Earlier on Tuesday, Indonesian Foreign Minister Retno LP Marsudi told Reuters that the well-being of Myanmar's people was paramount.

“The inclusive democratic transition should be pursued according to the wishes of the Myanmar people. Any way forward is the means to this end,” Retno said in a message sent to Reuters by her office.

Reuters also quoted a leaked document saying that Retno would fly to Myanmar on Thursday in the first known trip to the Southeast Asian nation by a foreign envoy since the coup.
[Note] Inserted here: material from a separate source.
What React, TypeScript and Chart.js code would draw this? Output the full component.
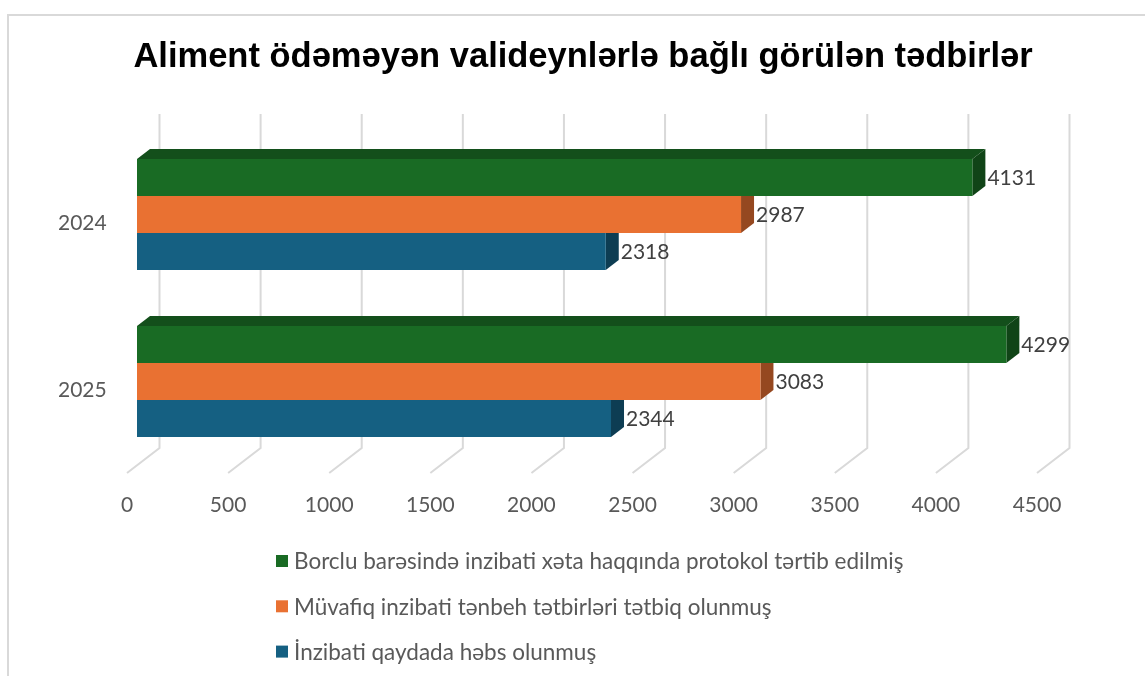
import React, { useEffect, useRef } from "react";
import { Chart, registerables } from "chart.js";

Chart.register(...registerables);

const TITLE = "Aliment ödəməyən valideynlərlə bağlı görülən tədbirlər";
const CATEGORIES = ["2024", "2025"];
const SERIES_LABELS = [
  "Borclu barəsində inzibati xəta haqqında protokol tərtib edilmiş",
  "Müvafiq inzibati tənbeh tətbirləri tətbiq olunmuş",
  "İnzibati qaydada həbs olunmuş",
];
const PROTOCOL = [4131, 4299];
const PENALTY = [2987, 3083];
const ARREST = [2318, 2344];
const X_MIN = 0;
const X_MAX = 4500;
const X_STEP = 500;
const COLORS = ["#196B24", "#E97132", "#156082"];

// 3D look parameters (pixels)
const DEPTH_X = 13;
const DEPTH_Y = -10;
const WALL_X = 22.5;
const WALL_Y = -17;
const FLOOR_X = -10;
const FLOOR_Y = 8;

function shade(hex: string, f: number): string {
  const n = parseInt(hex.slice(1), 16);
  const r = Math.round(((n >> 16) & 255) * f);
  const g = Math.round(((n >> 8) & 255) * f);
  const b = Math.round((n & 255) * f);
  return `rgb(${r},${g},${b})`;
}

const threeDPlugin = {
  id: "threeD",
  beforeDatasetsDraw(chart: any) {
    const { ctx, chartArea, scales } = chart;
    const xs = scales.x;
    ctx.save();
    ctx.strokeStyle = "#d9d9d9";
    ctx.lineWidth = 2;
    for (const t of xs.ticks) {
      const px = xs.getPixelForValue(t.value);
      ctx.beginPath();
      ctx.moveTo(px + WALL_X, chartArea.top + WALL_Y);
      ctx.lineTo(px + WALL_X, chartArea.bottom + WALL_Y);
      ctx.lineTo(px + FLOOR_X, chartArea.bottom + FLOOR_Y);
      ctx.stroke();
    }
    chart.data.datasets.forEach((ds: any, i: number) => {
      const meta = chart.getDatasetMeta(i);
      meta.data.forEach((bar: any) => {
        const { x, y, base, height } = bar.getProps(["x", "y", "base", "height"], true);
        const top = y - height / 2;
        const bottom = y + height / 2;
        const left = Math.min(base, x);
        const right = Math.max(base, x);
        ctx.fillStyle = shade(COLORS[i], 0.74);
        ctx.beginPath();
        ctx.moveTo(left, top);
        ctx.lineTo(left + DEPTH_X, top + DEPTH_Y);
        ctx.lineTo(right + DEPTH_X, top + DEPTH_Y);
        ctx.lineTo(right, top);
        ctx.closePath();
        ctx.fill();
        ctx.fillStyle = shade(COLORS[i], 0.64);
        ctx.beginPath();
        ctx.moveTo(right, top);
        ctx.lineTo(right + DEPTH_X, top + DEPTH_Y);
        ctx.lineTo(right + DEPTH_X, bottom + DEPTH_Y);
        ctx.lineTo(right, bottom);
        ctx.closePath();
        ctx.fill();
      });
    });
    ctx.restore();
  },
  afterDraw(chart: any) {
    const { ctx, chartArea } = chart;
    ctx.save();
    // data labels
    ctx.font = "21px Lato";
    ctx.fillStyle = "#404040";
    ctx.textAlign = "left";
    ctx.textBaseline = "middle";
    chart.data.datasets.forEach((ds: any, i: number) => {
      const meta = chart.getDatasetMeta(i);
      meta.data.forEach((bar: any, j: number) => {
        const { x, y } = bar.getProps(["x", "y"], true);
        ctx.fillText(String(ds.data[j]), x + DEPTH_X + 2, y + 1);
      });
    });
    // legend
    ctx.font = "22.5px Lato";
    chart.data.datasets.forEach((ds: any, i: number) => {
      const cy = chartArea.bottom + 96 + i * 45.3;
      ctx.fillStyle = ds.backgroundColor;
      ctx.fillRect(276, cy - 6, 12, 12);
      ctx.fillStyle = "#595959";
      ctx.fillText(ds.label, 294, cy + 1);
    });
    ctx.restore();
  },
};

export default function App() {
  const ref = useRef<HTMLCanvasElement | null>(null);
  useEffect(() => {
    if (!ref.current) return;
    Chart.defaults.font.family = "Lato";
    const chart = new Chart(ref.current, {
      type: "bar",
      data: {
        labels: CATEGORIES,
        datasets: [
          { label: SERIES_LABELS[0], data: PROTOCOL, backgroundColor: COLORS[0] },
          { label: SERIES_LABELS[1], data: PENALTY, backgroundColor: COLORS[1] },
          { label: SERIES_LABELS[2], data: ARREST, backgroundColor: COLORS[2] },
        ],
      },
      options: {
        indexAxis: "y",
        responsive: false,
        animation: false,
        events: [],
        datasets: {
          bar: { categoryPercentage: 0.665, barPercentage: 1, borderWidth: 0 },
        },
        layout: { padding: { top: 20, left: 119, right: 98, bottom: 158 } },
        scales: {
          x: {
            min: X_MIN,
            max: X_MAX,
            grid: { display: false, drawTicks: false },
            border: { display: false },
            ticks: {
              stepSize: X_STEP,
              padding: 28,
              labelOffset: -10,
              font: { family: "Lato", size: 21 },
              color: "#595959",
              maxRotation: 0,
              autoSkip: false,
              callback: (v: any) => String(v),
            },
            afterFit: (s: any) => {
              s.height = 53;
            },
          },
          y: {
            grid: { display: false, drawTicks: false },
            border: { display: false },
            ticks: {
              mirror: true,
              padding: -79,
              labelOffset: 8.5,
              font: { family: "Lato", size: 21 },
              color: "#595959",
            },
            afterFit: (s: any) => {
              s.width = 18;
            },
          },
        },
        plugins: {
          legend: { display: false },
          tooltip: { enabled: false },
          title: {
            display: true,
            text: TITLE,
            color: "#000000",
            font: { family: "Liberation Sans", size: 34.5, weight: "bold" },
            padding: { top: 17, bottom: 52.6 },
          },
        },
      },
      plugins: [threeDPlugin],
    });
    return () => chart.destroy();
  }, []);

  return (
    <div>
      <div
        style={{
          position: "fixed",
          left: 7,
          top: 14,
          width: 1138,
          height: 662,
          boxSizing: "border-box",
          borderTop: "2px solid #d9d9d9",
          borderLeft: "2px solid #d9d9d9",
          background: "#ffffff",
        }}
      />
      <canvas
        ref={ref}
        width={1145}
        height={676}
        style={{ position: "fixed", left: 0, top: 0, width: 1145, height: 676 }}
      />
    </div>
  );
}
Along with several other countries in the region, Indonesia reiterated the importance of respecting the principles enshrined in the ASEAN Charter: the rule of law, good governance, democracy and constitutional government.

Retno met her counterparts in Brunei and Singapore last week and is scheduled to meet Thailand’s top diplomat on Wednesday to discuss the situation.

International pressure is piling on for ASEAN to respond to the crisis, which has seen hundreds of thousands of people taking to the streets across Myanmar and at least three civilians killed in protests.

Representing the largest democracy in the region, Retno embarked on a series of short visits to coordinate a collective response in a region with a wide range of political systems, from democracies and quasi-autocracies to one of the last remaining absolute monarchies in the world.

“Based on those consultations, later on [...] we will form or develop agreed points of discussion, and we will develop policy options that will be further discussed during the ASEAN foreign ministers’ special meeting,” Faizasyah said.

Indonesia has sought to be a steward of Myanmar’s transition to democracy and has offered support to develop the country’s electoral system. In the November election, more than 90 political parties competed for parliamentary seats.

Most of these parties were drawn along ethnic and state lines, with only the NLD and the pro-junta Union Solidarity and Development Party having broad national bases.

Read also: Indonesia ‘shuttles’ to Brunei for Myanmar coup response

Ahead of the November election, Human Rights Watch raised concerns about Myanmar’s discriminatory laws, including one that excluded minority groups, such as Rohingya Muslims.

Other contentious issues include frequent criminal prosecution of government critics, unequal party access to government media and the absence of a truly independent election commission.

Ichal Supriyadi from the Asia Democracy Network said the democratic system in Myanmar had not matured over the past few years, considering the few mechanisms put in place to resolve election disputes.

He said there was no rigid and comprehensive mechanism within Myanmar’s Union Election Commission (UEC), although “they do have what they call tribunals, which can call up or summon people who have submitted complaints, listen and try to provide verdicts”.

Unlike Indonesia’s Elections Supervisory Agency (Bawaslu), which has partial adjudication power, the UEC has no legal basis for adjudication.

“The UEC is a member of the Association of World [Election] Bodies. It is able to get assistance to establish strong foundations for a dispute settlement mechanism, as long as the law is implemented and respected,” Ichal said separately in a webinar on Tuesday.

Some experts saw the landslide victory of the NLD in November and the wide support it gained from Myanmar’s citizens as encouraging developments in the democratic transformation of Myanmar — at least before the coup.

The Indonesian government still hopes that Myanmar will be able to fi nd a way, based on democratic principles, to resolve disputes from the general election.

“If […] the mechanism itself does not exist in Myanmar, we are at least going to convey some of the procedural principles that apply in democratic countries,” said Faizasyah of the Foreign Ministry.